As clocked turned back for Daylight Savings, the chill factor also set in, announcing the arrival of everyone’s favorite and most dreaded season – winter.

Wintertime is a great for frolicking in the snow, but what happens when fun turns to panic? In the event of snowstorm, you need to prepare your home for the worst.

Before the storm

Get your heating system checked out before the start of winter to ensure proper heating of your home. Also replace all smoke, carbon monoxide and heat detectors.

If you know a snowstorm is coming, weather-strip the windows and doors to keep the cold air out. Cover your windows with plastic to keep it insulated. Wrap the pipes with insulation or newspaper, and cover with plastic to retain moisture.

Charge your phones and back-up batteries in case of emergencies, and have extra shovels and snow blowers on hand in the garage.

When the power goes out

During a blizzard, high winds will most likely wipe out the neighborhood’s power lines, so prepare yourself with flashlights, candles and matches for a blackout.

If your house is large, keep a back-up generator in case you need electricity to power up parts of your home.

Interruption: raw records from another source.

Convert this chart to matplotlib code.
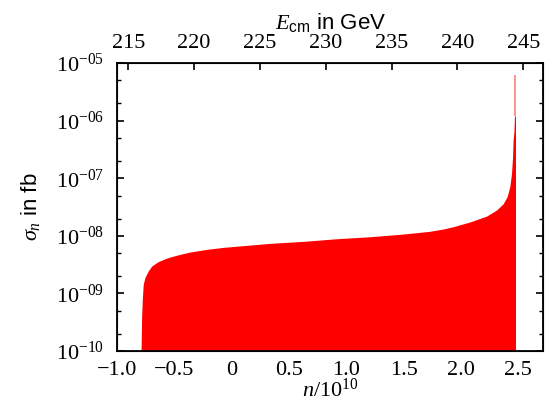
import numpy as np
import matplotlib
matplotlib.use("Agg")
import matplotlib.pyplot as plt
from matplotlib.ticker import LogLocator, FuncFormatter, NullFormatter

plt.rcParams["mathtext.fontset"] = "custom"
plt.rcParams["mathtext.rm"] = "Liberation Serif"
plt.rcParams["mathtext.it"] = "Liberation Serif:italic"
plt.rcParams["mathtext.sf"] = "Liberation Sans"
plt.rcParams["font.family"] = ["Liberation Sans", "DejaVu Sans"]

# values (n in units of 1e10, sigma in fb)
n_vals = [-0.790, -0.785, -0.779, -0.771, -0.756, -0.727, -0.697, -0.640, -0.582,
          -0.538, -0.451, -0.364, -0.218, -0.073, 0.131, 0.334, 0.624, 0.915,
          1.206, 1.496, 1.729, 1.850, 1.932, 2.078, 2.223, 2.310, 2.368, 2.403,
          2.426, 2.441, 2.450, 2.455, 2.462, 2.467, 2.476]
sigma_vals = [1e-10, 4e-10, 8.2e-10, 1.45e-9, 1.9e-9, 2.47e-9, 3.0e-9, 3.57e-9, 4.0e-9,
              4.29e-9, 4.77e-9, 5.23e-9, 5.83e-9, 6.31e-9, 6.84e-9, 7.41e-9, 8.02e-9, 8.91e-9,
              9.65e-9, 1.075e-8, 1.2e-8, 1.32e-8, 1.44e-8, 1.74e-8, 2.2e-8, 2.8e-8, 3.6e-8, 4.8e-8,
              7.1e-8, 1.2e-7, 2.3e-7, 4.6e-7, 6.3e-7, 1.2e-6, 1.2e-6]
spike_n = 2.471
spike_top = 6.2e-6

x_ticks = [-1.0, -0.5, 0, 0.5, 1.0, 1.5, 2.0, 2.5]
x_labels = ["\u22121.0", "\u22120.5", "0", "0.5", "1.0", "1.5", "2.0", "2.5"]
e_ticks = [215, 220, 225, 230, 235, 240, 245]

fig = plt.figure(figsize=(5.54, 4.04), dpi=100)
ax = fig.add_axes([0.2112, 0.131, 0.7698, 0.713])

ax.fill_between(n_vals, 1e-11, sigma_vals, color="#ff0000", linewidth=0)
ax.vlines(spike_n, sigma_vals[-1], spike_top, color="#ff7f7f", linewidth=1.2)

ax.set_yscale("log")
ax.set_ylim(1e-10, 1e-5)
ax.set_xlim(-1.0, 2.72)

ax.yaxis.set_major_locator(LogLocator(base=10, numticks=10))
ax.yaxis.set_minor_locator(LogLocator(base=10, subs=(2, 5), numticks=10))
ax.yaxis.set_major_formatter(FuncFormatter(lambda v, p: r"$10^{-%02d}$" % round(-np.log10(v))))
ax.yaxis.set_minor_formatter(NullFormatter())

ax.set_xticks(x_ticks)
ax.set_xticklabels(x_labels, family="Liberation Serif", fontsize=16)
ax.tick_params(axis="x", which="both", length=0, pad=7)
ax.tick_params(axis="y", which="major", direction="in", length=5, width=1.2,
               right=True, labelsize=16, pad=9)
ax.tick_params(axis="y", which="minor", direction="in", length=3, width=1.0, right=True)

for s in ax.spines.values():
    s.set_linewidth(1.3)

ax.set_xlabel(r"$n/10^{10}$", fontsize=16, labelpad=-1)
ax.set_ylabel(r"$\sigma_n$ in fb", fontsize=16, labelpad=10)

ax2 = ax.twiny()
ax2.set_xlim(214.14, 246.53)
ax2.set_xticks(e_ticks)
ax2.set_xticklabels([str(e) for e in e_ticks], family="Liberation Serif", fontsize=16)
ax2.tick_params(axis="x", direction="in", length=5, width=1.2, pad=7)
ax2.set_xlabel(r"$E_{\mathsf{cm}}$ in GeV", fontsize=16, labelpad=4)

fig.savefig("out.png", dpi=100)
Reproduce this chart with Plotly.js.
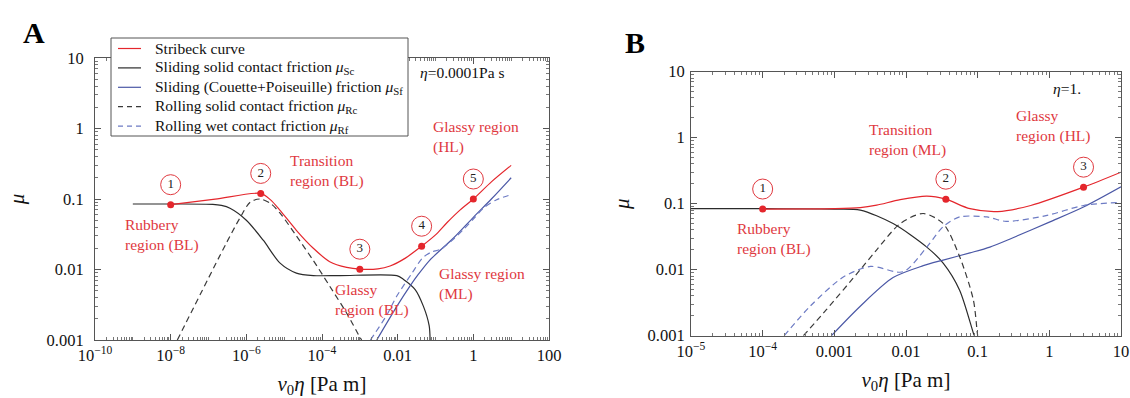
<!DOCTYPE html>
<html><head><meta charset="utf-8">
<script src="https://cdn.plot.ly/plotly-3.0.1.min.js"></script>
<style>html,body{margin:0;padding:0;background:#fff}#chart{width:1130px;height:398px}</style>
</head><body><div id="chart"></div>
<script>
// ---------- Panel A (eta = 0.0001 Pa s) ----------
const aStribeckX = [1e-8, 1.5e-7, 2.4e-6, 4.3e-6, 7.8e-6, 2.1e-5, 5.9e-5, 1.6e-4, 4.5e-4, 1e-3, 3e-3, 6.3e-3, 1.6e-2, 4.3e-2, 0.1, 0.2, 0.45, 1, 3, 10];
const aStribeckY = [0.083, 0.0995, 0.12, 0.098, 0.069, 0.036, 0.02, 0.0129, 0.0107, 0.0101, 0.0102, 0.0112, 0.0145, 0.0214, 0.031, 0.046, 0.07, 0.1, 0.175, 0.3];
const aScX = [1e-9, 1e-8, 1.3e-7, 2.2e-7, 3.7e-7, 1e-6, 2.8e-6, 7.8e-6, 2.1e-5, 5.9e-5, 3e-4, 9.5e-3, 1.4e-2, 2.9e-2, 4.8e-2, 6.8e-2, 7.2e-2];
const aScY = [0.085, 0.085, 0.084, 0.081, 0.074, 0.05, 0.026, 0.0123, 0.0089, 0.0082, 0.0082, 0.0082, 0.0073, 0.0052, 0.003, 0.0016, 0.001];
const aSfX = [2.8e-3, 9.5e-3, 0.022, 0.035, 0.07, 0.3, 1, 3, 10];
const aSfY = [0.001, 0.003, 0.006, 0.0085, 0.0135, 0.028, 0.055, 0.1, 0.2];
const aRcX = [1.5e-8, 3e-7, 6.8e-7, 1.26e-6, 2.3e-6, 4.3e-6, 7.8e-6, 2.1e-5, 5.9e-5, 1.6e-4, 4.5e-4, 1e-3, 1.12e-3];
const aRcY = [0.001, 0.024, 0.054, 0.09, 0.1, 0.087, 0.063, 0.03, 0.0134, 0.0058, 0.0024, 0.0011, 0.001];
const aRfX = [1.9e-3, 5e-3, 9.5e-3, 0.024, 0.045, 0.075, 0.14, 0.3, 0.55, 1, 1.9, 4, 8.5];
const aRfY = [0.001, 0.0022, 0.0042, 0.0089, 0.0145, 0.0175, 0.0195, 0.027, 0.037, 0.052, 0.075, 0.097, 0.112];
const aDotX = [1e-8, 2.4e-6, 1e-3, 4.3e-2, 1];
const aDotY = [0.083, 0.12, 0.0101, 0.0214, 0.1];
const aDotLabels = ['1', '2', '3', '4', '5'];
const aXTickVals = [1e-10, 1e-8, 1e-6, 1e-4, 1e-2, 1, 100];
const aXTickText = ['10<sup>\u221210</sup>', '10<sup>\u22128</sup>', '10<sup>\u22126</sup>', '10<sup>\u22124</sup>', '0.01', '1', '100'];

// ---------- Panel B (eta = 1) ----------
const bStribeckX = [1e-4, 1e-3, 2.3e-3, 3.9e-3, 8.3e-3, 0.0195, 0.036, 0.078, 0.19, 0.55, 3, 10];
const bStribeckY = [0.083, 0.084, 0.087, 0.095, 0.115, 0.13, 0.117, 0.084, 0.076, 0.094, 0.178, 0.3];
const bScX = [1e-5, 1e-4, 1e-3, 2.3e-3, 6.6e-3, 0.0195, 0.033, 0.056, 0.087, 0.09];
const bScY = [0.084, 0.084, 0.083, 0.08, 0.05, 0.022, 0.0126, 0.0049, 0.0011, 0.001];
const bSfX = [9.1e-4, 2.3e-3, 6.6e-3, 0.0174, 0.033, 0.078, 0.148, 0.3, 1.02, 3, 10];
const bSfY = [0.001, 0.0028, 0.0076, 0.0115, 0.014, 0.018, 0.022, 0.03, 0.053, 0.089, 0.18];
const bRcX = [3.7e-4, 7.8e-4, 2.3e-3, 3.9e-3, 8.3e-3, 0.0174, 0.033, 0.056, 0.087, 0.098, 0.1];
const bRcY = [0.001, 0.0025, 0.01, 0.02, 0.05, 0.071, 0.05, 0.0158, 0.0035, 0.0012, 0.001];
const bRfX = [2e-4, 4.6e-4, 1.35e-3, 3.2e-3, 9.1e-3, 0.0195, 0.033, 0.056, 0.135, 0.25, 0.9, 3, 10];
const bRfY = [0.001, 0.0028, 0.0078, 0.0112, 0.0093, 0.022, 0.045, 0.063, 0.063, 0.054, 0.066, 0.094, 0.105];
const bDotX = [1e-4, 0.036, 3];
const bDotY = [0.083, 0.117, 0.178];
const bDotLabels = ['1', '2', '3'];
const bXTickVals = [1e-5, 1e-4, 1e-3, 1e-2, 0.1, 1, 10];
const bXTickText = ['10<sup>\u22125</sup>', '10<sup>\u22124</sup>', '0.001', '0.01', '0.1', '1', '10'];

const yTickVals = [0.001, 0.01, 0.1, 1, 10];
const yTickText = ['0.001', '0.01', '0.1', '1', '10'];

const seriesNames = ['Stribeck curve',
  'Sliding solid contact friction <i>\u03bc</i><sub>Sc</sub>',
  'Sliding (Couette+Poiseuille) friction <i>\u03bc</i><sub>Sf</sub>',
  'Rolling solid contact friction <i>\u03bc</i><sub>Rc</sub>',
  'Rolling wet contact friction <i>\u03bc</i><sub>Rf</sub>'];

// ---------- styling ----------
const FONT = "'Liberation Serif', 'Times New Roman', serif";
const RED = '#e4262c', LRED = '#e0393f', BLACK = '#2b2b2b', DBLACK = '#3a3a3a', BLUE = '#4b58a6', DBLUE = '#6d7bc4';
const seriesColors = [RED, BLACK, BLUE, DBLACK, DBLUE];
const seriesDash = ['solid', 'solid', 'solid', '5px,4px', '5px,4px'];
const DASH = '6px,4px';

const W = 1130, H = 398;
const domA = {x: [95 / W, 549 / W], y: [1 - 340 / H, 1 - 58 / H]};
const domB = {x: [691 / W, 1121 / W], y: [1 - 335.7 / H, 1 - 71.7 / H]};
const CIRCLE_LIFT = 20; // px above the dot

function minorVals(lo, hi) {
  const v = [];
  for (let e = lo; e < hi; e++) for (let d = 1; d <= 9; d++) v.push(d * Math.pow(10, e));
  return v;
}

function lineTrace(x, y, color, dash, xa, ya) {
  return {x: x, y: y, type: 'scatter', mode: 'lines',
    line: {color: color, width: 1.2, dash: dash, shape: 'spline', smoothing: 0.8},
    xaxis: xa, yaxis: ya, showlegend: false, hoverinfo: 'skip'};
}
function dotTrace(x, y, xa, ya) {
  return {x: x, y: y, type: 'scatter', mode: 'markers', marker: {color: RED, size: 7},
    xaxis: xa, yaxis: ya, showlegend: false, hoverinfo: 'skip'};
}
function circleTrace(x, y, labels, dom, xa, ya) {
  const pxPerDecade = (dom.y[1] - dom.y[0]) * H / 4;
  const f = Math.pow(10, CIRCLE_LIFT / pxPerDecade);
  return {x: x, y: y.map(v => v * f), text: labels, type: 'scatter', mode: 'markers+text',
    textposition: 'middle center', textfont: {family: FONT, size: 13, color: '#222'},
    marker: {symbol: 'circle-open', size: 20, color: LRED, line: {width: 1, color: LRED}},
    xaxis: xa, yaxis: ya, showlegend: false, hoverinfo: 'skip', cliponaxis: false};
}

const traces = [
  lineTrace(aScX, aScY, BLACK, 'solid', 'x', 'y'),
  lineTrace(aSfX, aSfY, BLUE, 'solid', 'x', 'y'),
  lineTrace(aRcX, aRcY, DBLACK, DASH, 'x', 'y'),
  lineTrace(aRfX, aRfY, DBLUE, DASH, 'x', 'y'),
  lineTrace(aStribeckX, aStribeckY, RED, 'solid', 'x', 'y'),
  dotTrace(aDotX, aDotY, 'x', 'y'),
  circleTrace(aDotX, aDotY, aDotLabels, domA, 'x', 'y'),
  lineTrace(bScX, bScY, BLACK, 'solid', 'x2', 'y2'),
  lineTrace(bSfX, bSfY, BLUE, 'solid', 'x2', 'y2'),
  lineTrace(bRcX, bRcY, DBLACK, DASH, 'x2', 'y2'),
  lineTrace(bRfX, bRfY, DBLUE, DASH, 'x2', 'y2'),
  lineTrace(bStribeckX, bStribeckY, RED, 'solid', 'x2', 'y2'),
  dotTrace(bDotX, bDotY, 'x2', 'y2'),
  circleTrace(bDotX, bDotY, bDotLabels, domB, 'x2', 'y2')
];

function axis(extra) {
  return Object.assign({
    type: 'log', showline: true, linecolor: '#555', linewidth: 1, mirror: 'ticks',
    ticks: 'inside', ticklen: 6, tickcolor: '#555', showgrid: false, zeroline: false,
    tickmode: 'array', tickfont: {family: FONT, size: 16.5, color: '#111'}
  }, extra);
}
function minor(lo, hi) {
  return {ticks: 'inside', ticklen: 3, tickcolor: '#777', tickmode: 'array', tickvals: minorVals(lo, hi), showgrid: false};
}

const xTitle = '<i>v</i><sub>0</sub><i>\u03b7</i> [Pa m]';
const yTitle = '<i>\u03bc</i>';
const titleFont = {family: FONT, size: 21, color: '#111'};

const annotations = [];
const shapes = [];

function label(text, xa, ya, x, y, color) {
  annotations.push({xref: xa, yref: ya, x: x, y: y, text: text, showarrow: false,
    xanchor: 'left', yanchor: 'middle', align: 'left',
    font: {family: FONT, size: 15.5, color: color || LRED}});
}
label('Rubbery<br>region (BL)', 'x', 'y', -9.25, -1.51);
label('Transition<br>region (BL)', 'x', 'y', -4.9, -0.60);
label('Glassy<br>region (BL)', 'x', 'y', -3.71, -2.43);
label('Glassy region<br>(ML)', 'x', 'y', -0.96, -2.20);
label('Glassy region<br>(HL)', 'x', 'y', -1.12, -0.12);
label('<i>\u03b7</i>=0.0001Pa s', 'x', 'y', -1.45, 0.80, '#111');
label('Rubbery<br>region (BL)', 'x2', 'y2', -4.38, -1.54);
label('Transition<br>region (ML)', 'x2', 'y2', -2.55, -0.04);
label('Glassy<br>region (HL)', 'x2', 'y2', -0.5, 0.17);
label('<i>\u03b7</i>=1.', 'x2', 'y2', 0.02, 0.75, '#111');

annotations.push({xref: 'paper', yref: 'paper', x: 34 / W, y: 1 - 32 / H, xanchor: 'center', yanchor: 'middle',
  text: '<b>A</b>', showarrow: false, font: {family: FONT, size: 30, color: '#000'}});
annotations.push({xref: 'paper', yref: 'paper', x: 635 / W, y: 1 - 42 / H, xanchor: 'center', yanchor: 'middle',
  text: '<b>B</b>', showarrow: false, font: {family: FONT, size: 30, color: '#000'}});

// ---------- legend box (panel A) ----------
const LEG = {left: 111, top: 38, right: 408, bottom: 136, row0: 48.5, pitch: 19.4, lineL: 118, lineR: 141, textL: 153};
shapes.push({type: 'rect', xref: 'paper', yref: 'paper', layer: 'above',
  x0: LEG.left / W, x1: LEG.right / W, y0: 1 - LEG.bottom / H, y1: 1 - LEG.top / H,
  line: {color: '#555', width: 1}, fillcolor: '#fff'});
seriesNames.forEach((name, i) => {
  const yc = 1 - (LEG.row0 + i * LEG.pitch) / H;
  shapes.push({type: 'line', xref: 'paper', yref: 'paper', layer: 'above',
    x0: LEG.lineL / W, x1: LEG.lineR / W, y0: yc, y1: yc,
    line: {color: seriesColors[i], width: 1.2, dash: seriesDash[i]}});
  annotations.push({xref: 'paper', yref: 'paper', x: LEG.textL / W, y: yc, xanchor: 'left', yanchor: 'middle',
    text: name, showarrow: false, font: {family: FONT, size: 15.5, color: '#111'}});
});

const layout = {
  width: W, height: H, margin: {l: 0, r: 0, t: 0, b: 0},
  paper_bgcolor: '#fff', plot_bgcolor: '#fff',
  font: {family: FONT, color: '#111'},
  showlegend: false,
  xaxis: axis({domain: domA.x, range: [-10, 2], tickvals: aXTickVals, ticktext: aXTickText, minor: minor(-10, 2),
    title: {text: xTitle, font: titleFont, standoff: 28}, anchor: 'y'}),
  yaxis: axis({domain: domA.y, range: [-3, 1], tickvals: yTickVals, ticktext: yTickText, minor: minor(-3, 1),
    title: {text: yTitle, font: titleFont, standoff: 16}, anchor: 'x', ticklabelstandoff: 7}),
  xaxis2: axis({domain: domB.x, range: [-5, 1], tickvals: bXTickVals, ticktext: bXTickText, minor: minor(-5, 1),
    title: {text: xTitle, font: titleFont, standoff: 12}, anchor: 'y2'}),
  yaxis2: axis({domain: domB.y, range: [-3, 1], tickvals: yTickVals, ticktext: yTickText, minor: minor(-3, 1),
    title: {text: yTitle, font: titleFont, standoff: 12}, anchor: 'x2', ticklabelstandoff: 2}),
  annotations: annotations, shapes: shapes
};

Plotly.newPlot('chart', traces, layout, {staticPlot: true, displayModeBar: false});
</script>
</body></html>
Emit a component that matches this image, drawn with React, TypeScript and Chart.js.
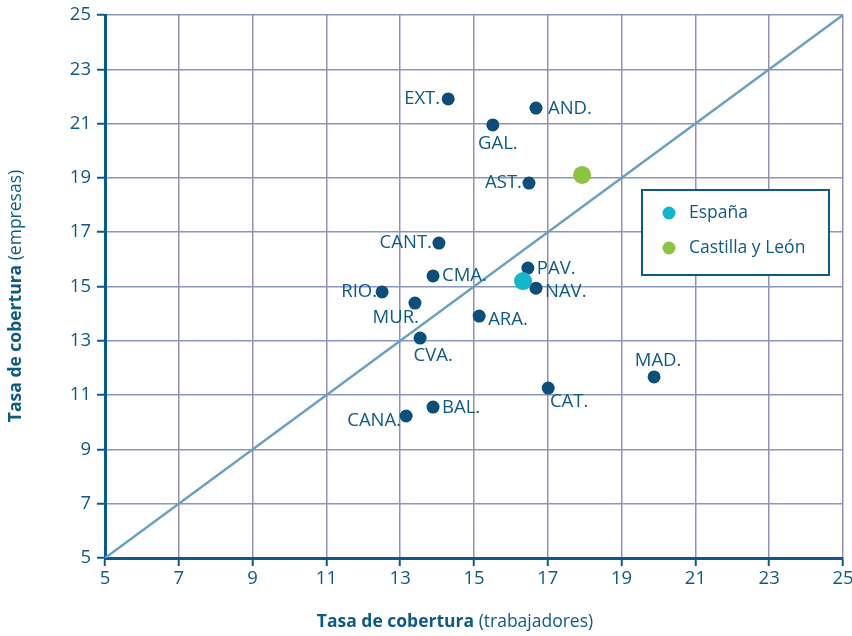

Get a large bucket and fill it with water from the taps – this will serve as your backup water supply. To avoid your pipes from freezing, keep the faucets dripping just a little.

Keeping warm

In most homes, the heating system depends on electricity – without it, the burners, gas stoves and heating stop working. So the biggest challenge during a blackout in the winter is to keep warm. Keep extra blankets and sweaters on hand, and if you can, a hand-operated or infrared heater.

Food for thought

You should keep enough bottled water and non-perishable food items such as crackers and tuna to last you for a week.

Other supplies

Keep a battery-powered radio on hand to keep in touch with the latest news.

During a blackout, keep kids entertained with board games, hula-hoops and arts and crafts.


  • Don’t try to shovel snow.
  • Don’t go outside during a storm.
  • Don’t travel anywhere, no matter how close you think it is to your home. You will get frost-bitten, lost or worse.
  • Don’t start your car during a storm. If you are stranded, turn off the car immediately to reduce carbon monoxide levels.